Lo mejor de un gran festival es el descubrimiento de nuevos talentos. Está muy bien que incluya en su sección oficial a grandes nombres de la cinematografía mundial, que permiten al certamen afianzar su lugar en un entorno cada vez más competitivo. Pero todos sabemos que la nueva película de Ozon, de Alberto Rodríguez o de Bille August encontrarán su hueco incluso sin pasar por ningún certamen. Pero la razón de acudir a San Sebastián (o a Cannes, o a Venecia o…) es su capacidad para sorprender. Para descubrir grandes obras y nuevos talentos allí donde, de otro modo, nadie iría a buscarlos.
Eso ha pasado hoy con Loreak (Flores), la segunda película que realizan conjuntamente los directores Jon Garaño y Jose Mari Goenaga. Hace cuatro años mostraron su primer largo, 80 egunean, en la sección Zinemira, dedicada específicamente al cine vasco. Desgraciadamente, con el volumen de programación del certamen, pocos pueden atender a estas paralelas. Por fortuna, este año el comité de selección ha tenido la valentía y la visión de incluir Loreak en la competición principal. Una película que, ella solita, sabe estar a la altura de las circunstancias. Incluso algo más.

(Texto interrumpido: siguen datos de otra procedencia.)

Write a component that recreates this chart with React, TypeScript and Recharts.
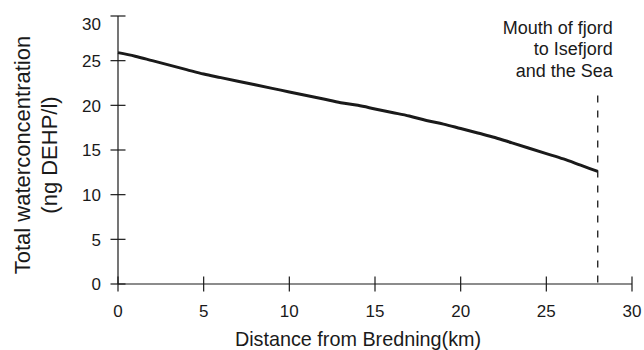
import React from "react";
import { LineChart, Line, XAxis, YAxis, ReferenceLine } from "recharts";

const distanceKm = [0, 1, 2, 3, 4, 5, 6, 7, 8, 9, 10, 11, 12, 13, 14, 15, 16, 17, 18, 19, 20, 21, 22, 23, 24, 25, 26, 27, 28];
const concentration = [25.9, 25.5, 25.0, 24.5, 24.0, 23.5, 23.1, 22.7, 22.3, 21.9, 21.5, 21.1, 20.7, 20.3, 20.0, 19.6, 19.2, 18.8, 18.3, 17.9, 17.4, 16.9, 16.4, 15.8, 15.2, 14.6, 14.0, 13.3, 12.6];
const xTicks = [0, 5, 10, 15, 20, 25, 30];
const yTicks = [0, 5, 10, 15, 20, 25, 30];
const mouthKm = 28;
const mouthTop = 21.1;
const mouthLabel = ["Mouth of fjord", "to Isefjord", "and the Sea"];
const xTitle = "Distance from Bredning(km)";
const yTitle = ["Total waterconcentration", "(ng DEHP/l)"];

const data = distanceKm.map((d, i) => ({ d, c: concentration[i] }));

const FONT = "'Liberation Sans', Arial, Helvetica, sans-serif";
const INK = "#1a1a1a";

const XTick = (props: any) => {
  const { x, y, payload } = props;
  return (
    <g>
      <line x1={x} x2={x} y1={y - 7.5} y2={y + 7.5} stroke={INK} strokeWidth={1.2} />
      <text x={x} y={y + 33} textAnchor="middle" fontSize={17} fontFamily={FONT} fill={INK}>
        {payload.value}
      </text>
    </g>
  );
};

const YTick = (props: any) => {
  const { x, y, payload } = props;
  const ty = Math.max(y, 23.5);
  return (
    <g>
      <line x1={x - 7.5} x2={x + 7.5} y1={y} y2={y} stroke={INK} strokeWidth={1.2} />
      <text x={x - 17} y={ty + 6.3} textAnchor="end" fontSize={17} fontFamily={FONT} fill={INK}>
        {payload.value}
      </text>
    </g>
  );
};

const YTitle = () => {
  const cy = 155;
  return (
    <g>
      <text transform={`translate(30, ${cy}) rotate(-90)`} textAnchor="middle" fontSize={22} fontFamily={FONT} fill={INK}>
        {yTitle[0]}
      </text>
      <text transform={`translate(56.5, ${cy}) rotate(-90)`} textAnchor="middle" fontSize={22} fontFamily={FONT} fill={INK}>
        {yTitle[1]}
      </text>
    </g>
  );
};

const XTitle = (props: any) => {
  const vb = props.viewBox || {};
  const cx = vb.x + vb.width / 2 - 17;
  return (
    <text x={cx} y={345.5} textAnchor="middle" fontSize={19.8} fontFamily={FONT} fill={INK}>
      {xTitle}
    </text>
  );
};

const MouthLabel = (props: any) => {
  const vb = props.viewBox || {};
  const x = vb.x + 15;
  const top = vb.y;
  return (
    <g>
      {mouthLabel.map((t, i) => (
        <text key={i} x={x} y={top - 62 + i * 21.5} textAnchor="end" fontSize={18} fontFamily={FONT} fill={INK}>
          {t}
        </text>
      ))}
    </g>
  );
};

export default function App() {
  return (
    <div style={{ position: "absolute", left: 0, top: 0, width: 644, height: 350, background: "#fff" }}>
      <LineChart width={644} height={350} data={data} margin={{ top: 16, right: 12, left: 0, bottom: 0 }}>
        <XAxis
          dataKey="d"
          type="number"
          domain={[0, 30]}
          ticks={xTicks}
          tickLine={false}
          tickSize={0}
          tickMargin={0}
          height={66}
          axisLine={{ stroke: INK, strokeWidth: 1.2 }}
          tick={<XTick />}
          label={<XTitle />}
        />
        <YAxis
          type="number"
          domain={[0, 30]}
          ticks={yTicks}
          tickLine={false}
          tickSize={0}
          tickMargin={0}
          width={118}
          axisLine={{ stroke: INK, strokeWidth: 1.2 }}
          tick={<YTick />}
          label={<YTitle />}
        />
        <ReferenceLine
          segment={[{ x: mouthKm, y: mouthTop }, { x: mouthKm, y: 0 }]}
          stroke={INK}
          strokeWidth={1.3}
          strokeDasharray="7 8"
          label={<MouthLabel />}
          ifOverflow="visible"
        />
        <Line
          dataKey="c"
          type="monotone"
          stroke={INK}
          strokeWidth={3}
          dot={false}
          isAnimationActive={false}
        />
      </LineChart>
    </div>
  );
}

Su punto de partida es similar al ‘Ramito de violetas’ que cantaba Cecilia: una mujer casada recibe en su casa todos los jueves un ramo de flores sin remitente ni dedicatoria. Poco más se debe de contar de los acontecimientos que se desencadenan con este envío misterioso, pero sí se puede adelantar que las vidas de todos los relaciones con él cambian irremediablemente.
En su delicada y frágil sencillez, Loreak presenta al espectador un terrible dilema: las cosas más importantes de la vida, incluso la vida misma, son tan efímeras como las flores. Hasta los recuerdos tienen fecha de caducidad. Hace falta que alguien recorte los tallos, ponga una aspirina en el agua y, de tanto en tanto, las renueve. La película no se queda en el memento mori: no sólo recuerda que vas a morir, sino que te van a olvidar.
Tremenda reflexión a la que invitan Garaño y Goenaga, sin subrayar nada, sin querer sentar cátedra ni ofrecer respuestas. Un abismo en 99 minutos.
Pasada de sencillez
En cambio, pasada de sencillez está la película chilena La voz en off, que también se ha presentado hoy a concurso. Dirigida por Cristián Jiménez (que comparte quinta con los directores de Loreak) retrata a cuatro generaciones de una misma familia en los días en que el padre decide abandonar a su mujer, una de las hijas se ha propuesto aparcar toda comunicación por Internet y la otra regresa tras varios años en París.
Aunque La voz en off se ve con gusto, sobre todo gracias a su tono amable y sus guiños a la comedia, nunca termina de despegar. Lo que ocurre nunca es muy interesante ni, por el extremo opuesto, tampoco tiene la poética de lo cotidiano. Las ideas que propone funcionan y se entienden, pero nunca cautivan.